## Dataset content
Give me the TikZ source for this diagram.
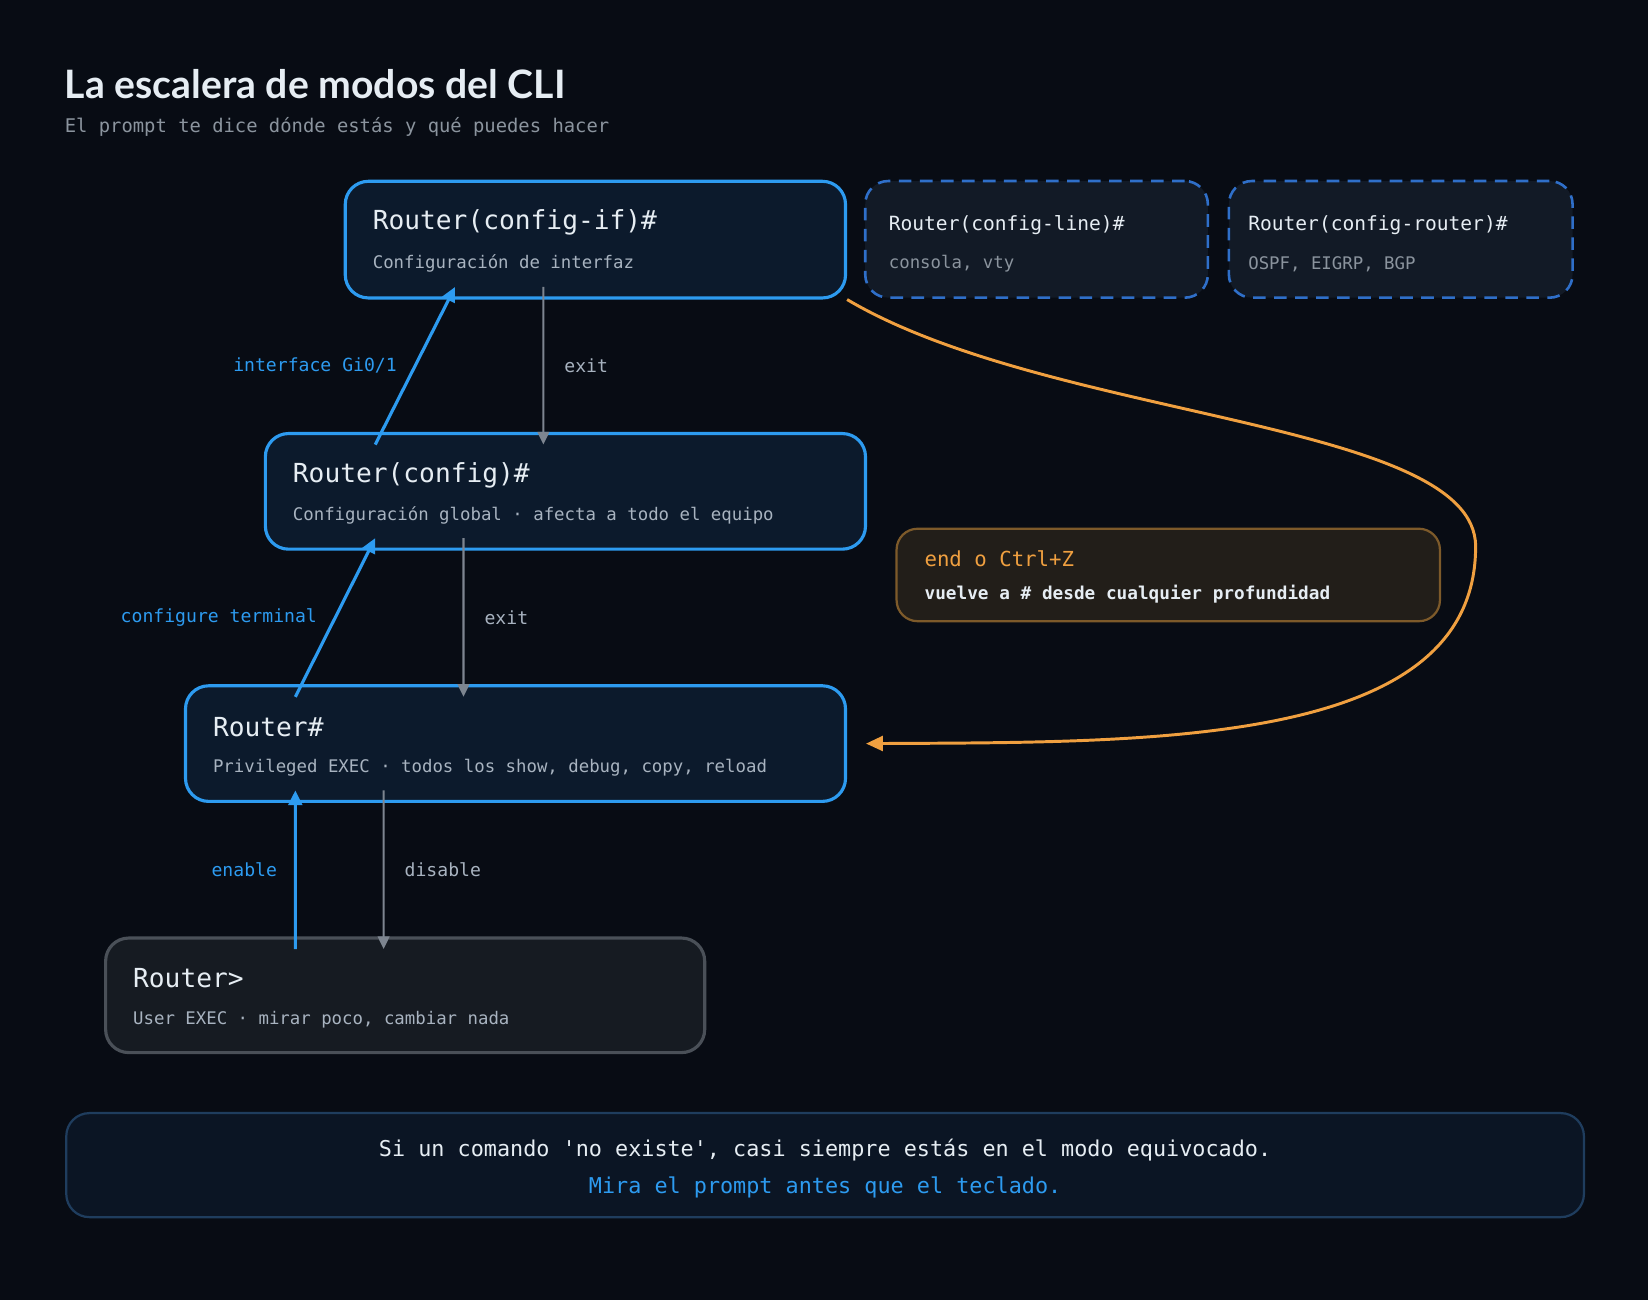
\documentclass[tikz,border=0pt]{standalone}
\usepackage{fontspec}
\setmainfont{Lato}
\setmonofont{DejaVu Sans Mono}
\usetikzlibrary{arrows.meta,positioning,calc}
\definecolor{bgdark}{HTML}{080C14}
\definecolor{boxfill}{HTML}{0C1A2C}
\definecolor{cliblue}{HTML}{2D9BF0}
\definecolor{dashblue}{HTML}{2F6FC9}
\definecolor{dashfill}{HTML}{121A26}
\definecolor{arrgray}{HTML}{7D8590}
\definecolor{userline}{HTML}{4A5058}
\definecolor{userfill}{HTML}{161B22}
\definecolor{endorange}{HTML}{F0A040}
\definecolor{endline}{HTML}{7D5A2A}
\definecolor{endfill}{HTML}{221E19}
\definecolor{footline}{HTML}{1F3D5E}
\definecolor{footfill}{HTML}{0B1524}
\definecolor{txtmain}{HTML}{E6EDF3}
\definecolor{txtsub}{HTML}{A8B3C0}
\definecolor{txtdim}{HTML}{8B949E}

\begin{document}
\begin{tikzpicture}[x=0.1mm, y=-0.1mm,
        mode/.style={rectangle, draw=cliblue, fill=boxfill, line width=0.85pt, rounded corners=2.2mm, anchor=north west, inner sep=0pt},
        extra/.style={rectangle, draw=dashblue, fill=dashfill, line width=0.7pt, dashed, dash pattern=on 1.2mm off 0.8mm, rounded corners=2.2mm, anchor=north west, inner sep=0pt},
        prompt/.style={anchor=west, inner sep=0pt, text=txtmain, font=\ttfamily\fontsize{7.1}{9}\selectfont},
        small/.style={anchor=west, inner sep=0pt, text=txtsub, font=\ttfamily\fontsize{4.7}{6}\selectfont},
        label/.style={text=cliblue, inner sep=0pt, font=\ttfamily\fontsize{4.9}{6}\selectfont},
        graylabel/.style={text=txtsub, inner sep=0pt, font=\ttfamily\fontsize{4.9}{6}\selectfont},
        up/.style={-{Triangle[length=1.4mm, width=1.3mm]}, cliblue, line width=0.85pt},
        down/.style={-{Triangle[length=1.2mm, width=1.1mm]}, arrgray, line width=0.6pt},
    ]
        \fill[bgdark] (0,0) rectangle (1568,1237);

        % Title
        \node[anchor=west, inner sep=0pt, text=txtmain, font=\bfseries\fontsize{10.6}{12}\selectfont] (title) at (61,80) {La escalera de modos del CLI};
        \node[anchor=west, inner sep=0pt, text=txtdim, font=\ttfamily\fontsize{5.1}{6}\selectfont] (subtitle) at (61,121) {El prompt te dice dónde estás y qué puedes hacer};

        % Modes
        \node[mode, minimum width=47.6mm, minimum height=11.1mm] (cfgif) at (327,171) {};
        \node[prompt] at ($(cfgif.north west)+(27,41)$) {Router(config-if)\#};
        \node[small] at ($(cfgif.north west)+(27,80)$) {Configuración de interfaz};

        \node[extra, minimum width=32.6mm, minimum height=11.1mm] (cfgline) at (822,171) {};
        \node[prompt, font=\ttfamily\fontsize{5.3}{7}\selectfont] at ($(cfgline.north west)+(23,43)$) {Router(config-line)\#};
        \node[small, text=txtdim] at ($(cfgline.north west)+(23,80)$) {consola, vty};

        \node[extra, minimum width=32.7mm, minimum height=11.1mm] (cfgrouter) at (1168,171) {};
        \node[prompt, font=\ttfamily\fontsize{5.3}{7}\selectfont] at ($(cfgrouter.north west)+(19,43)$) {Router(config-router)\#};
        \node[small, text=txtdim] at ($(cfgrouter.north west)+(19,80)$) {OSPF, EIGRP, BGP};

        \node[mode, minimum width=57.1mm, minimum height=11.0mm] (config) at (251,411) {};
        \node[prompt] at ($(config.north west)+(27,41)$) {Router(config)\#};
        \node[small] at ($(config.north west)+(27,79)$) {Configuración global · afecta a todo el equipo};

        \node[mode, minimum width=62.8mm, minimum height=11.0mm] (priv) at (175,651) {};
        \node[prompt] at ($(priv.north west)+(27,41)$) {Router\#};
        \node[small] at ($(priv.north west)+(27,79)$) {Privileged EXEC · todos los show, debug, copy, reload};

        \node[mode, draw=userline, fill=userfill, minimum width=57.0mm, minimum height=10.9mm] (user) at (99,891) {};
        \node[prompt] at ($(user.north west)+(27,40)$) {Router>};
        \node[small] at ($(user.north west)+(27,79)$) {User EXEC · mirar poco, cambiar nada};

        % end box
        \node[mode, draw=endline, fill=endfill, line width=0.6pt, rounded corners=2mm, minimum width=51.7mm, minimum height=8.8mm] (endbox) at (852,502) {};
        \node[anchor=west, inner sep=0pt, text=endorange, font=\ttfamily\fontsize{5.6}{7}\selectfont] at ($(endbox.north west)+(27,30)$) {end o Ctrl+Z};
        \node[anchor=west, inner sep=0pt, text=txtmain, font=\ttfamily\bfseries\fontsize{4.8}{6}\selectfont] at ($(endbox.north west)+(27,63)$) {vuelve a \# desde cualquier profundidad};

        % Arrows up/down
        \draw[up] ([xshift=10.6mm, yshift=-1.2mm]config.north west) -- ([xshift=10.6mm, yshift=1.2mm]cfgif.south west) node[midway, left=1.6mm, label] {interface Gi0/1};
        \draw[down] ([xshift=19mm, yshift=1.2mm]cfgif.south west) -- ([xshift=26.6mm, yshift=-1.2mm]config.north west) node[midway, right=1.9mm, graylabel] {exit};
        \draw[up] ([xshift=10.6mm, yshift=-1.2mm]priv.north west) -- ([xshift=10.6mm, yshift=1.2mm]config.south west) node[midway, left=1.6mm, label] {configure terminal};
        \draw[down] ([xshift=19mm, yshift=1.2mm]config.south west) -- ([xshift=26.6mm, yshift=-1.2mm]priv.north west) node[midway, right=1.9mm, graylabel] {exit};
        \draw[up] ([xshift=18.2mm, yshift=-1.2mm]user.north west) -- ([xshift=10.6mm, yshift=1.2mm]priv.south west) node[midway, left=1.6mm, label] {enable};
        \draw[down] ([xshift=19mm, yshift=1.2mm]priv.south west) -- ([xshift=26.6mm, yshift=-1.2mm]user.north west) node[midway, right=1.9mm, graylabel] {disable};

        % end shortcut
        \draw[endorange, line width=0.8pt, -{Triangle[length=1.6mm, width=1.4mm]}] (cfgif.south east) .. controls (1000,400) and (1404,400) .. (1404,520) .. controls (1404,710) and (1100,706) .. ([xshift=1.8mm]priv.east);

        % Footer
        \node[mode, draw=footline, fill=footfill, line width=0.6pt, minimum width=144.4mm, minimum height=9.9mm] (footer) at (62,1058) {};
        \node[text=txtmain, font=\ttfamily\fontsize{5.9}{7}\selectfont] at ($(footer.north)+(0,36)$) {Si un comando 'no existe', casi siempre estás en el modo equivocado.};
        \node[text=cliblue, font=\ttfamily\fontsize{5.9}{7}\selectfont] at ($(footer.north)+(0,72)$) {Mira el prompt antes que el teclado.};
    \end{tikzpicture}
\end{document}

## Short problem
Reproduce the material word for word, minus the images.

## The completed task
Give me the TikZ source for this diagram.
\documentclass[tikz,border=0pt]{standalone}
\usepackage{fontspec}
\setmainfont{Lato}
\setmonofont{DejaVu Sans Mono}
\usetikzlibrary{arrows.meta,positioning,calc}
\definecolor{bgdark}{HTML}{080C14}
\definecolor{boxfill}{HTML}{0C1A2C}
\definecolor{cliblue}{HTML}{2D9BF0}
\definecolor{dashblue}{HTML}{2F6FC9}
\definecolor{dashfill}{HTML}{121A26}
\definecolor{arrgray}{HTML}{7D8590}
\definecolor{userline}{HTML}{4A5058}
\definecolor{userfill}{HTML}{161B22}
\definecolor{endorange}{HTML}{F0A040}
\definecolor{endline}{HTML}{7D5A2A}
\definecolor{endfill}{HTML}{221E19}
\definecolor{footline}{HTML}{1F3D5E}
\definecolor{footfill}{HTML}{0B1524}
\definecolor{txtmain}{HTML}{E6EDF3}
\definecolor{txtsub}{HTML}{A8B3C0}
\definecolor{txtdim}{HTML}{8B949E}

\begin{document}
\begin{tikzpicture}[x=0.1mm, y=-0.1mm,
        mode/.style={rectangle, draw=cliblue, fill=boxfill, line width=0.85pt, rounded corners=2.2mm, anchor=north west, inner sep=0pt},
        extra/.style={rectangle, draw=dashblue, fill=dashfill, line width=0.7pt, dashed, dash pattern=on 1.2mm off 0.8mm, rounded corners=2.2mm, anchor=north west, inner sep=0pt},
        prompt/.style={anchor=west, inner sep=0pt, text=txtmain, font=\ttfamily\fontsize{7.1}{9}\selectfont},
        small/.style={anchor=west, inner sep=0pt, text=txtsub, font=\ttfamily\fontsize{4.7}{6}\selectfont},
        label/.style={text=cliblue, inner sep=0pt, font=\ttfamily\fontsize{4.9}{6}\selectfont},
        graylabel/.style={text=txtsub, inner sep=0pt, font=\ttfamily\fontsize{4.9}{6}\selectfont},
        up/.style={-{Triangle[length=1.4mm, width=1.3mm]}, cliblue, line width=0.85pt},
        down/.style={-{Triangle[length=1.2mm, width=1.1mm]}, arrgray, line width=0.6pt},
    ]
        \fill[bgdark] (0,0) rectangle (1568,1237);

        % Title
        \node[anchor=west, inner sep=0pt, text=txtmain, font=\bfseries\fontsize{10.6}{12}\selectfont] (title) at (61,80) {La escalera de modos del CLI};
        \node[anchor=west, inner sep=0pt, text=txtdim, font=\ttfamily\fontsize{5.1}{6}\selectfont] (subtitle) at (61,121) {El prompt te dice dónde estás y qué puedes hacer};

        % Modes
        \node[mode, minimum width=47.6mm, minimum height=11.1mm] (cfgif) at (327,171) {};
        \node[prompt] at ($(cfgif.north west)+(27,41)$) {Router(config-if)\#};
        \node[small] at ($(cfgif.north west)+(27,80)$) {Configuración de interfaz};

        \node[extra, minimum width=32.6mm, minimum height=11.1mm] (cfgline) at (822,171) {};
        \node[prompt, font=\ttfamily\fontsize{5.3}{7}\selectfont] at ($(cfgline.north west)+(23,43)$) {Router(config-line)\#};
        \node[small, text=txtdim] at ($(cfgline.north west)+(23,80)$) {consola, vty};

        \node[extra, minimum width=32.7mm, minimum height=11.1mm] (cfgrouter) at (1168,171) {};
        \node[prompt, font=\ttfamily\fontsize{5.3}{7}\selectfont] at ($(cfgrouter.north west)+(19,43)$) {Router(config-router)\#};
        \node[small, text=txtdim] at ($(cfgrouter.north west)+(19,80)$) {OSPF, EIGRP, BGP};

        \node[mode, minimum width=57.1mm, minimum height=11.0mm] (config) at (251,411) {};
        \node[prompt] at ($(config.north west)+(27,41)$) {Router(config)\#};
        \node[small] at ($(config.north west)+(27,79)$) {Configuración global · afecta a todo el equipo};

        \node[mode, minimum width=62.8mm, minimum height=11.0mm] (priv) at (175,651) {};
        \node[prompt] at ($(priv.north west)+(27,41)$) {Router\#};
        \node[small] at ($(priv.north west)+(27,79)$) {Privileged EXEC · todos los show, debug, copy, reload};

        \node[mode, draw=userline, fill=userfill, minimum width=57.0mm, minimum height=10.9mm] (user) at (99,891) {};
        \node[prompt] at ($(user.north west)+(27,40)$) {Router>};
        \node[small] at ($(user.north west)+(27,79)$) {User EXEC · mirar poco, cambiar nada};

        % end box
        \node[mode, draw=endline, fill=endfill, line width=0.6pt, rounded corners=2mm, minimum width=51.7mm, minimum height=8.8mm] (endbox) at (852,502) {};
        \node[anchor=west, inner sep=0pt, text=endorange, font=\ttfamily\fontsize{5.6}{7}\selectfont] at ($(endbox.north west)+(27,30)$) {end o Ctrl+Z};
        \node[anchor=west, inner sep=0pt, text=txtmain, font=\ttfamily\bfseries\fontsize{4.8}{6}\selectfont] at ($(endbox.north west)+(27,63)$) {vuelve a \# desde cualquier profundidad};

        % Arrows up/down
        \draw[up] ([xshift=10.6mm, yshift=-1.2mm]config.north west) -- ([xshift=10.6mm, yshift=1.2mm]cfgif.south west) node[midway, left=1.6mm, label] {interface Gi0/1};
        \draw[down] ([xshift=19mm, yshift=1.2mm]cfgif.south west) -- ([xshift=26.6mm, yshift=-1.2mm]config.north west) node[midway, right=1.9mm, graylabel] {exit};
        \draw[up] ([xshift=10.6mm, yshift=-1.2mm]priv.north west) -- ([xshift=10.6mm, yshift=1.2mm]config.south west) node[midway, left=1.6mm, label] {configure terminal};
        \draw[down] ([xshift=19mm, yshift=1.2mm]config.south west) -- ([xshift=26.6mm, yshift=-1.2mm]priv.north west) node[midway, right=1.9mm, graylabel] {exit};
        \draw[up] ([xshift=18.2mm, yshift=-1.2mm]user.north west) -- ([xshift=10.6mm, yshift=1.2mm]priv.south west) node[midway, left=1.6mm, label] {enable};
        \draw[down] ([xshift=19mm, yshift=1.2mm]priv.south west) -- ([xshift=26.6mm, yshift=-1.2mm]user.north west) node[midway, right=1.9mm, graylabel] {disable};

        % end shortcut
        \draw[endorange, line width=0.8pt, -{Triangle[length=1.6mm, width=1.4mm]}] (cfgif.south east) .. controls (1000,400) and (1404,400) .. (1404,520) .. controls (1404,710) and (1100,706) .. ([xshift=1.8mm]priv.east);

        % Footer
        \node[mode, draw=footline, fill=footfill, line width=0.6pt, minimum width=144.4mm, minimum height=9.9mm] (footer) at (62,1058) {};
        \node[text=txtmain, font=\ttfamily\fontsize{5.9}{7}\selectfont] at ($(footer.north)+(0,36)$) {Si un comando 'no existe', casi siempre estás en el modo equivocado.};
        \node[text=cliblue, font=\ttfamily\fontsize{5.9}{7}\selectfont] at ($(footer.north)+(0,72)$) {Mira el prompt antes que el teclado.};
    \end{tikzpicture}
\end{document}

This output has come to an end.